And "short" here is measured in network terms, not human terms. The blink
of any eye is *way* too long. Any external dependencies between "suspend"
and "resume" will probably mean that things will not work, especially if the
external entities involve a disk drive.

So suspend/resume to re-arrange pages is one thing. Suspend/resume to cover
swapping out pages so they can be reallocated is an exercise in futility. By the
time you resume the connections will be broken or at the minimum damaged.

2008-02-14 20:20:35

by Christoph Lameter

[permalink] [raw]

Subject: Re: [ofa-general] Re: Demand paging for memory regions

On Thu, 14 Feb 2008, Caitlin Bestler wrote:

> So suspend/resume to re-arrange pages is one thing. Suspend/resume to cover
> swapping out pages so they can be reallocated is an exercise in futility. By the
> time you resume the connections will be broken or at the minimum damaged.

The connections would then have to be torn down before swap out and would
have to be reestablished after the pages have been brought back from swap.

2008-02-14 22:44:11

by Caitlin Bestler

[permalink] [raw]

Subject: Re: [ofa-general] Re: Demand paging for memory regions

On Thu, Feb 14, 2008 at 12:20 PM, Christoph Lameter <[email protected]> wrote:
> On Thu, 14 Feb 2008, Caitlin Bestler wrote:
>
> > So suspend/resume to re-arrange pages is one thing. Suspend/resume to cover
> > swapping out pages so they can be reallocated is an exercise in futility. By the
> > time you resume the connections will be broken or at the minimum damaged.
>
> The connections would then have to be torn down before swap out and would
> have to be reestablished after the pages have been brought back from swap.
>
>
I have no problem with that, as long as the application layer is responsible for
tearing down and re-establishing the connections.
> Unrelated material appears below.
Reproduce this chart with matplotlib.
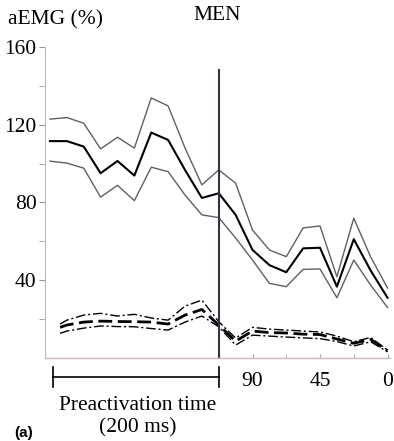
import matplotlib
matplotlib.use("Agg")
import matplotlib.pyplot as plt
import numpy as np

# ---- data (aEMG %, sampled every 11.25 ms, index 0..20; index 10 = MEN) ----
idx = list(range(21))
solid_upper = [122.8, 123.6, 120.7, 107.5, 113.5, 107.9, 133.7, 129.6, 108.0, 89.0, 96.7,
               89.9, 65.8, 55.6, 52.1, 66.9, 67.9, 41.8, 71.9, 52.0, 36.0]
solid_mean = [111.5, 111.5, 108.7, 95.0, 101.3, 93.8, 115.9, 112.1, 96.7, 82.3, 84.7,
              73.6, 55.6, 47.8, 44.1, 56.4, 56.7, 36.7, 61.1, 45.0, 31.0]
solid_lower = [101.2, 100.2, 97.6, 82.7, 88.8, 80.9, 98.1, 95.8, 83.8, 73.6, 72.2,
               61.7, 50.4, 38.4, 36.7, 45.6, 45.8, 31.0, 50.4, 37.5, 26.0]

idx_d = [0.6] + list(range(1, 21))
dash_upper = [17.5, 19.5, 22.1, 23.0, 21.6, 22.5, 20.6, 19.5, 26.7, 29.8, 18.7,
              10.3, 15.8, 14.9, 14.4, 13.9, 13.4, 11.3, 8.4, 10.6, 4.1]
dash_mean = [15.8, 17.0, 18.5, 19.0, 18.8, 18.7, 18.5, 17.5, 22.1, 25.0, 17.0,
             8.7, 13.9, 13.1, 12.9, 12.3, 12.1, 9.8, 7.6, 9.6, 3.8]
dash_lower = [12.7, 13.9, 15.4, 16.5, 16.2, 16.1, 15.2, 14.4, 18.5, 21.6, 16.1,
              6.7, 11.8, 11.3, 10.8, 10.4, 10.0, 8.5, 6.2, 8.4, 3.2]

ms_labels = [90, 45, 0]
ytick_labels = [40, 80, 120, 160]
men_index = 10
step_ms = 11.25

def ms_to_idx(ms):
    return 20 - ms / step_ms

plt.rcParams['font.family'] = ['Liberation Serif', 'DejaVu Serif']
FS = 15.5

fig = plt.figure(figsize=(3.94, 4.41), dpi=100)
ax = fig.add_axes([0.114, 0.188, 0.876, 0.706])

gray = '#606060'
ax.plot(idx, solid_upper, color=gray, lw=1.0)
ax.plot(idx, solid_mean, color='black', lw=1.5)
ax.plot(idx, solid_lower, color=gray, lw=1.0)

ax.plot(idx_d, dash_upper, color='black', lw=1.0, linestyle=(0, (7, 2, 1.5, 2)))
ax.plot(idx_d, dash_mean, color='black', lw=2.0, linestyle=(0, (5, 2)))
ax.plot(idx_d, dash_lower, color='black', lw=1.0, linestyle=(0, (7, 2, 1.5, 2)))

ax.plot([men_index, men_index], [0, 148], color='#333344', lw=1.5)

ax.set_xlim(-0.3, 20.15)
ax.set_ylim(0, 160)

for s in ['top', 'right']:
    ax.spines[s].set_visible(False)
ax.spines['left'].set_color('#bbbbbb')
ax.spines['bottom'].set_color('#c8b8b8')
ax.spines['left'].set_linewidth(0.8)
ax.spines['bottom'].set_linewidth(1.0)

ax.set_yticks(ytick_labels)
ax.set_yticklabels([str(v) for v in ytick_labels], fontsize=FS)
ax.set_yticks([20, 60, 100, 140], minor=True)
ax.tick_params(axis='y', which='both', length=4, color='#999999', pad=2)

ax.set_xticks([ms_to_idx(m) for m in ms_labels])
ax.set_xticklabels([str(m) for m in ms_labels], fontsize=FS)
ax.set_xticks([10, 14, 18], minor=True)
ax.tick_params(axis='x', which='both', direction='in', length=3, color='#aaaaaa', pad=10)

# preactivation bar
tr = ax.get_xaxis_transform()
ybar = -0.06
ax.plot([0.2, men_index], [ybar, ybar], color='black', lw=1.2, transform=tr, clip_on=False)
for xc in [0.2, men_index]:
    ax.plot([xc, xc], [ybar - 0.032, ybar + 0.032], color='black', lw=1.2,
            transform=tr, clip_on=False)

fig.text(138 / 394, 1 - 405 / 441, 'Preactivation time', ha='center', va='center', fontsize=FS)
fig.text(138 / 394, 1 - 428 / 441, '(200 ms)', ha='center', va='center', fontsize=FS)
fig.text(8 / 394, 1 - 20 / 441, 'aEMG (%)', ha='left', va='center', fontsize=FS)
fig.text(217 / 394, 1 - 16 / 441, 'MEN', ha='center', va='center', fontsize=FS)
fig.text(14 / 394, 1 - 433 / 441, '(a)', ha='left', va='center', fontsize=11,
         fontweight='bold', family=['Liberation Sans', 'DejaVu Sans'])

fig.savefig('out.png', dpi=100)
The RDMA/transport layers
are incapable of tearing down and re-establishing a connection transparently
because connections need to be approved above the RDMA layer.

Further the teardown will have visible artificats that the application
must deal with,
such as flushed Recv WQEs.

This is still, the RDMA device will do X and will not worry about Y. The reasons
for not worrying about Y could be that the suspend will be very short, or that
other mechanisms have taken care of all the Ys independently.

For example, an HPC cluster that suspended the *entire* cluster would not
have to worry about dropped packets.

2008-02-14 22:49:23

by Christoph Lameter

[permalink] [raw]

Subject: Re: [ofa-general] Re: Demand paging for memory regions

On Thu, 14 Feb 2008, Caitlin Bestler wrote:

> I have no problem with that, as long as the application layer is responsible for
> tearing down and re-establishing the connections. The RDMA/transport layers
> are incapable of tearing down and re-establishing a connection transparently
> because connections need to be approved above the RDMA layer.

I am not that familiar with the RDMA layers but it seems that RDMA has
a library that does device driver like things right? So the logic would
best fit in there I guess.

If you combine mlock with the mmu notifier then you can actually
guarantee that a certain memory range will not be swapped out. The
notifier will then only be called if the memory range will need to be
moved for page migration, memory unplug etc etc. There may be a limit on
the percentage of memory that you can mlock in the future. This may be
done to guarantee that the VM still has memory to work with.

2008-02-15 01:29:19

by Caitlin Bestler

[permalink] [raw]

Subject: RE: [ofa-general] Re: Demand paging for memory regions

> -----Original Message-----
> From: Christoph Lameter [mailto:[email protected]]
> Sent: Thursday, February 14, 2008 2:49 PM
> To: Caitlin Bestler
> Cc: [email protected]; [email protected];
[email protected];
> [email protected]; [email protected]
> Subject: Re: [ofa-general] Re: Demand paging for memory regions
>
> On Thu, 14 Feb 2008, Caitlin Bestler wrote:
>
> > I have no problem with that, as long as the application layer is
> responsible for
> > tearing down and re-establishing the connections. The RDMA/transport
> layers
> > are incapable of tearing down and re-establishing a connection
> transparently
> > because connections need to be approved above the RDMA layer.
>
> I am not that familiar with the RDMA layers but it seems that RDMA has
> a library that does device driver like things right? So the logic
would
> best fit in there I guess.
>
> If you combine mlock with the mmu notifier then you can actually
> guarantee that a certain memory range will not be swapped out. The
> notifier will then only be called if the memory range will need to be
> moved for page migration, memory unplug etc etc. There may be a limit
> on
> the percentage of memory that you can mlock in the future. This may be
> done to guarantee that the VM still has memory to work with.
>

The problem is that with existing APIs, or even slightly modified APIs,
the RDMA layer will not be able to figure out which connections need to
be "interrupted" in order to deal with what memory suspensions.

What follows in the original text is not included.